Narayan is one of a vanishing breed—the writer as citizen. His citizenship extends to calling up municipal officials about inadequate street lighting, to “dashing off virulent letters to newspapers about corruption and inefficiency.” Such protests do not feel, as with so much American social consciousness, forced—a covert bid for power and self-justification. “If I have to worry, it’s about things outside me, mostly not concerning me.” What a wealth of material becomes accessible to a writer who can so simply proclaim a sense of community! We have writers willing to be mayor but not many excited to be citizens. We have writers as confessors, shackled to their personal lives, and writers as researchers, hanging their sheets of information from a bloodless story line.

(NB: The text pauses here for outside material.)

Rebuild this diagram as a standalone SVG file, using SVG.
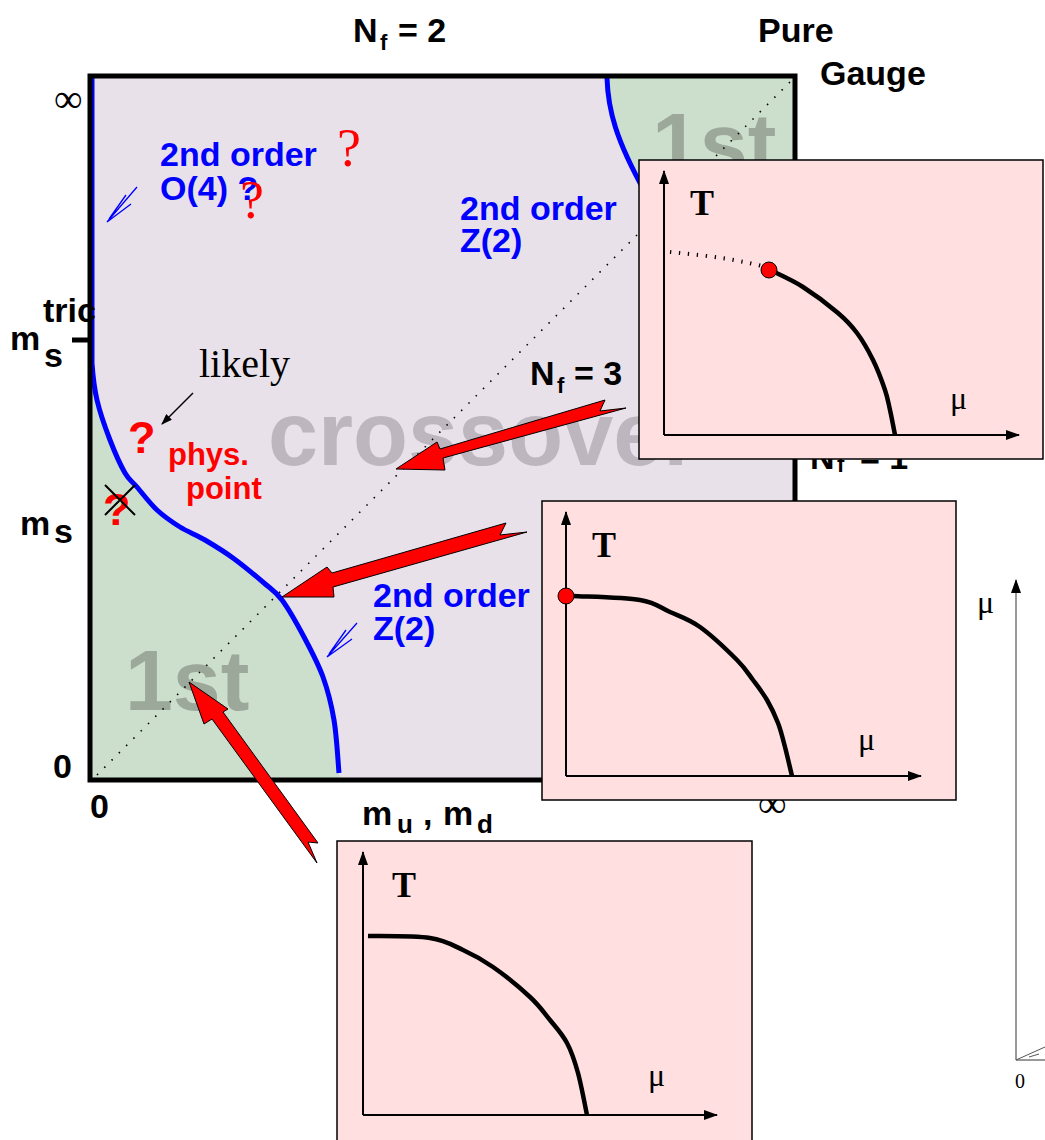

But of writers immersed in their material, and enabled to draw tales from a community of neighbors, Faulkner was our last great example. An instinctive, respectful identification with the people of one’s locale comes hard now, in the menacing cities or disposable suburbs, yet without it a genuine belief in the significance of humanity, in humane significances, comes not at all.
*
Or as indubitably fictitious, several correspondents have assured me.